**Entries with chart source code**
## BEGIN
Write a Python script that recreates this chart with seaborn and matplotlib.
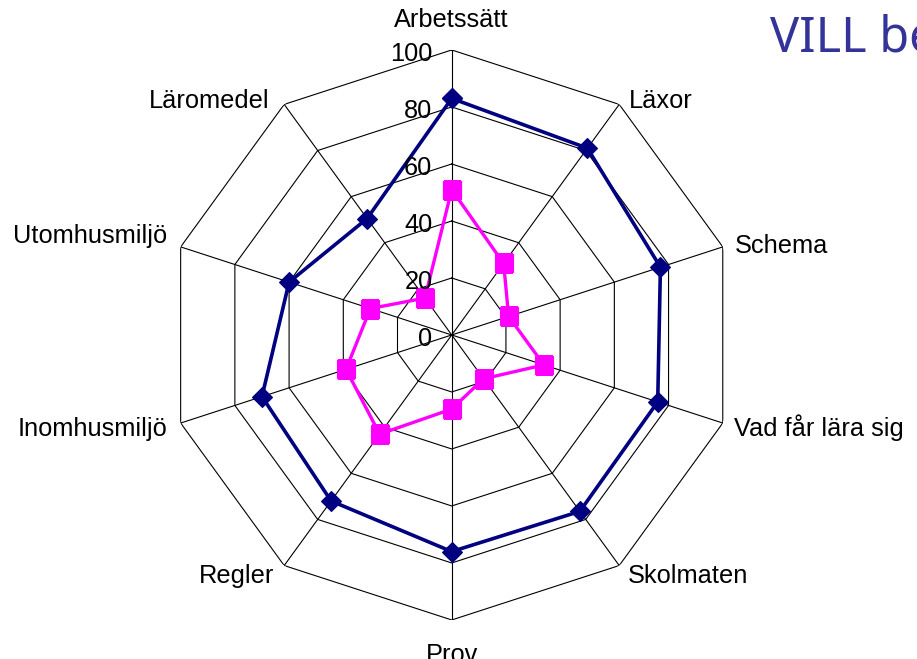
import numpy as np
import pandas as pd
import matplotlib
matplotlib.use("Agg")
import matplotlib.pyplot as plt
import seaborn as sns

# ---- data ----
categories = ["Arbetssätt", "Läxor", "Schema", "Vad får lära sig", "Skolmaten",
              "Prov", "Regler", "Inomhusmiljö", "Utomhusmiljö", "Läromedel"]
navy_values = [83, 81, 77, 76, 76.5, 76, 72, 70, 60, 50.5]
pink_values = [51, 31, 21, 34, 19, 26, 43, 39, 30, 16]
radial_ticks = [0, 20, 40, 60, 80, 100]
title_text = "VILL be"

# ---- style ----
sns.set_theme(style="white")
plt.rcParams["font.family"] = ["Liberation Sans", "DejaVu Sans"]

PX = 72 / 100  # pixels -> points

fig = plt.figure(figsize=(9.17, 6.59), dpi=100)
ax = fig.add_axes([0.1818, 0.0592, 0.6216, 0.865], projection="polar")
ax.set_theta_zero_location("N")
ax.set_theta_direction(-1)
ax.set_ylim(0, 100)
ax.grid(False)
ax.spines["polar"].set_visible(False)
ax.set_xticks([])
ax.set_yticks([])
ax.patch.set_alpha(0)

n = len(categories)
theta = np.arange(n) * 2 * np.pi / n
closed_theta = np.append(theta, 2 * np.pi)

# polygon grid + spokes
for r in radial_ticks[1:]:
    ax.plot(closed_theta, [r] * (n + 1), color="black", lw=0.8, zorder=1)
for t in theta:
    ax.plot([t, t], [0, radial_ticks[-1]], color="black", lw=0.8, zorder=1)

df = pd.DataFrame({
    "theta": closed_theta,
    "navy": navy_values + [navy_values[0]],
    "pink": pink_values + [pink_values[0]],
})

sns.lineplot(data=df, x="theta", y="navy", sort=False, estimator=None, ax=ax,
             color="#000080", lw=2.6, marker="D", markersize=10,
             markeredgecolor="#000080", markeredgewidth=0.8, zorder=3)
sns.lineplot(data=df, x="theta", y="pink", sort=False, estimator=None, ax=ax,
             color="#FF00FF", lw=2.4, marker="s", markersize=12.5,
             markeredgecolor="#FF00FF", markeredgewidth=0.8, zorder=4)
ax.set_xlabel("")
ax.set_ylabel("")

# radial tick labels
for v in radial_ticks:
    ax.annotate(str(v), xy=(0, v), xytext=(-19.3 * PX, -11 * PX),
                textcoords="offset points", ha="right", va="baseline",
                fontsize=18.3, color="black", zorder=5)

# category labels (offsets in px: dx, dy(up), ha)
label_layout = [
    (0, 22.7, "center"),
    (10, -4, "left"),
    (11.7, -6.6, "left"),
    (11.7, -12.7, "left"),
    (8.5, -17.3, "left"),
    (0, -42, "center"),
    (-9.6, -17.3, "right"),
    (-13.3, -12.7, "right"),
    (-13.3, 3.4, "right"),
    (-15, -4, "right"),
]
for t, lab, (dx, dy, ha) in zip(theta, categories, label_layout):
    ax.annotate(lab, xy=(t, radial_ticks[-1]), xytext=(dx * PX, dy * PX),
                textcoords="offset points", ha=ha, va="baseline",
                fontsize=18.3, color="black", annotation_clip=False)

fig.text(770 / 917, 1 - 51.7 / 659, title_text, ha="left", va="baseline",
         fontsize=35, color="#333399", family=["Noto Sans", "DejaVu Sans"])

fig.savefig("out.png", dpi=100, facecolor="white")
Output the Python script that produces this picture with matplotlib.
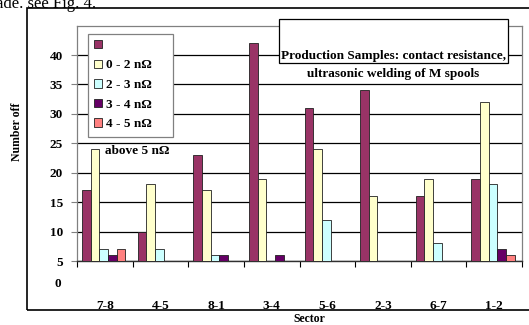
import numpy as np
import matplotlib
matplotlib.use('Agg')
import matplotlib.pyplot as plt
from matplotlib.patches import Rectangle, Patch

plt.rcParams['font.family'] = ['Liberation Serif', 'DejaVu Serif']
plt.rcParams['font.weight'] = 'bold'

sectors = ['7-8', '4-5', '8-1', '3-4', '5-6', '2-3', '6-7', '1-2']
# 0 = geen balk (valt onder de as)
boven_5 = [17, 10, 23, 42, 31, 34, 16, 19]
r_0_2 = [24, 18, 17, 19, 24, 16, 19, 32]
r_2_3 = [7, 7, 6, 0, 12, 0, 8, 18]
r_3_4 = [6, 0, 6, 6, 0, 0, 0, 7]
r_4_5 = [7, 0, 0, 0, 0, 0, 0, 6]

series = [boven_5, r_0_2, r_2_3, r_3_4, r_4_5]
kleuren = ['#993366', '#FFFFCC', '#CCFFFF', '#660066', '#FF8080']
legend_labels = ['', '0 - 2 n\u03a9', '2 - 3 n\u03a9', '3 - 4 n\u03a9', '4 - 5 n\u03a9']
yticks = [5, 10, 15, 20, 25, 30, 35, 40]

W, H = 529, 325
fs = 9.5
fig = plt.figure(figsize=(W / 100, H / 100), dpi=100)
ax = fig.add_axes([77 / W, 1 - 261 / H, (522 - 77) / W, (261 - 26) / H])

x = np.arange(len(sectors))
bw = 0.156
for i, (vals, kl) in enumerate(zip(series, kleuren)):
    ax.bar(x + (i - 2) * bw - 0.02, vals, width=bw, color=kl,
           edgecolor='#202020', linewidth=0.6, zorder=3)

ax.set_xlim(-0.5, len(sectors) - 0.5)
ax.set_ylim(5, 44.93)
ax.set_yticks(yticks)
ax.set_yticklabels([str(t) for t in yticks], fontsize=fs, fontweight='bold')
ax.yaxis.grid(True, color='black', linewidth=0.9, zorder=0)
ax.tick_params(axis='y', length=4, width=0.8, color='#808080', pad=6)

ax.set_xticks(np.arange(len(sectors) + 1) - 0.5)
ax.set_xticklabels([])
ax.tick_params(axis='x', which='major', length=4, width=0.8, direction='out')
ax.set_xticks(x, minor=True)
ax.set_xticklabels(sectors, minor=True, fontsize=fs, fontweight='bold')
ax.tick_params(axis='x', which='minor', length=0, pad=28)

for s in ['left', 'top', 'right']:
    ax.spines[s].set_color('#808080')
    ax.spines[s].set_linewidth(0.9)
ax.spines['bottom'].set_color('#303030')
ax.spines['bottom'].set_linewidth(1.0)

# "0" label onder de as
ax.text(-0.035, -0.098, '0', transform=ax.transAxes, ha='right', va='center',
        fontsize=fs, fontweight='bold')

ax.set_xlabel('Sector', fontsize=8.5, fontweight='bold')
ax.xaxis.set_label_coords(0.522, -0.221)
ax.set_ylabel('Number off', fontsize=8.5, fontweight='bold')
ax.yaxis.set_label_coords(-0.122, 0.55)

# legendakader apart getekend (breder dan de tekst, zoals in Excel)
ax.add_patch(Rectangle(((88 - 77) / 445, (261 - 137) / 235), (173 - 88) / 445, (137 - 34) / 235,
                       transform=ax.transAxes, facecolor='white', edgecolor='#808080',
                       linewidth=0.9, zorder=4))
handles = [Patch(facecolor=k, edgecolor='#202020', linewidth=0.6) for k in kleuren]
leg = ax.legend(handles, legend_labels, loc='upper left',
                bbox_to_anchor=((88 - 77) / 445, (261 - 34) / 235),
                prop={'size': fs, 'weight': 'bold'}, frameon=False,
                handlelength=0.6, handleheight=0.6,
                handletextpad=0.3, labelspacing=0.57, borderpad=0.45, borderaxespad=0)
leg.set_zorder(5)
ax.text((105 - 77) / 445, (261 - 151) / 235, 'above 5 n\u03a9', transform=ax.transAxes,
        ha='left', va='center', fontsize=fs, fontweight='bold')

# titelkader
fig.patches.append(Rectangle((279 / W, 1 - 63 / H), (508 - 279) / W, (63 - 19) / H,
                             transform=fig.transFigure, facecolor='white',
                             edgecolor='black', linewidth=0.9, zorder=2))
fig.text(393.5 / W, 1 - 56 / H, 'Production Samples: contact resistance,',
         ha='center', va='center', fontsize=fs, fontweight='bold', zorder=4)
fig.text(393.5 / W, 1 - 74 / H, 'ultrasonic welding of M spools',
         ha='center', va='center', fontsize=fs, fontweight='bold', zorder=4)

# buitenkader van de grafiek
fig.patches.append(Rectangle((27 / W, 1 - 310 / H), 1.2, (310 - 8) / H,
                             transform=fig.transFigure, fill=False,
                             edgecolor='black', linewidth=1.2, zorder=2))

# afgesneden documenttekst bovenaan
fig.text(-4 / W, 1 - 8.5 / H, 'ade. see Fig. 4.', ha='left', va='baseline',
         fontsize=12, fontweight='normal', zorder=4)

fig.savefig('out.png', dpi=100)
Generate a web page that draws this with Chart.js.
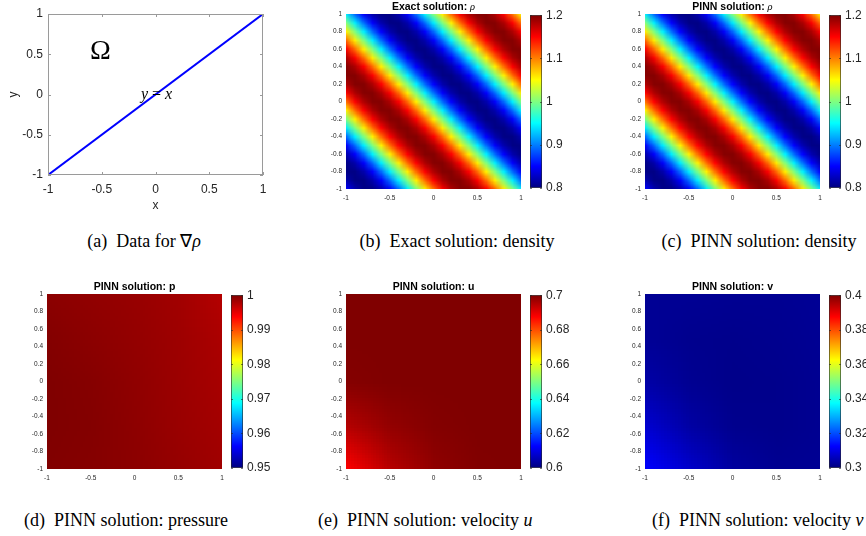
## END
**GOAL OF THE EXERCISE**
Copy nothing but the lines above that run from the one with "Output the Python" to the one with "ax = fig.add_axes([77", ends included; pictures stay out.

**SOLUTION TO THIS EXERCISE**
Output the Python script that produces this picture with matplotlib.
import numpy as np
import matplotlib
matplotlib.use('Agg')
import matplotlib.pyplot as plt
from matplotlib.patches import Rectangle, Patch

plt.rcParams['font.family'] = ['Liberation Serif', 'DejaVu Serif']
plt.rcParams['font.weight'] = 'bold'

sectors = ['7-8', '4-5', '8-1', '3-4', '5-6', '2-3', '6-7', '1-2']
# 0 = geen balk (valt onder de as)
boven_5 = [17, 10, 23, 42, 31, 34, 16, 19]
r_0_2 = [24, 18, 17, 19, 24, 16, 19, 32]
r_2_3 = [7, 7, 6, 0, 12, 0, 8, 18]
r_3_4 = [6, 0, 6, 6, 0, 0, 0, 7]
r_4_5 = [7, 0, 0, 0, 0, 0, 0, 6]

series = [boven_5, r_0_2, r_2_3, r_3_4, r_4_5]
kleuren = ['#993366', '#FFFFCC', '#CCFFFF', '#660066', '#FF8080']
legend_labels = ['', '0 - 2 n\u03a9', '2 - 3 n\u03a9', '3 - 4 n\u03a9', '4 - 5 n\u03a9']
yticks = [5, 10, 15, 20, 25, 30, 35, 40]

W, H = 529, 325
fs = 9.5
fig = plt.figure(figsize=(W / 100, H / 100), dpi=100)
ax = fig.add_axes([77 / W, 1 - 261 / H, (522 - 77) / W, (261 - 26) / H])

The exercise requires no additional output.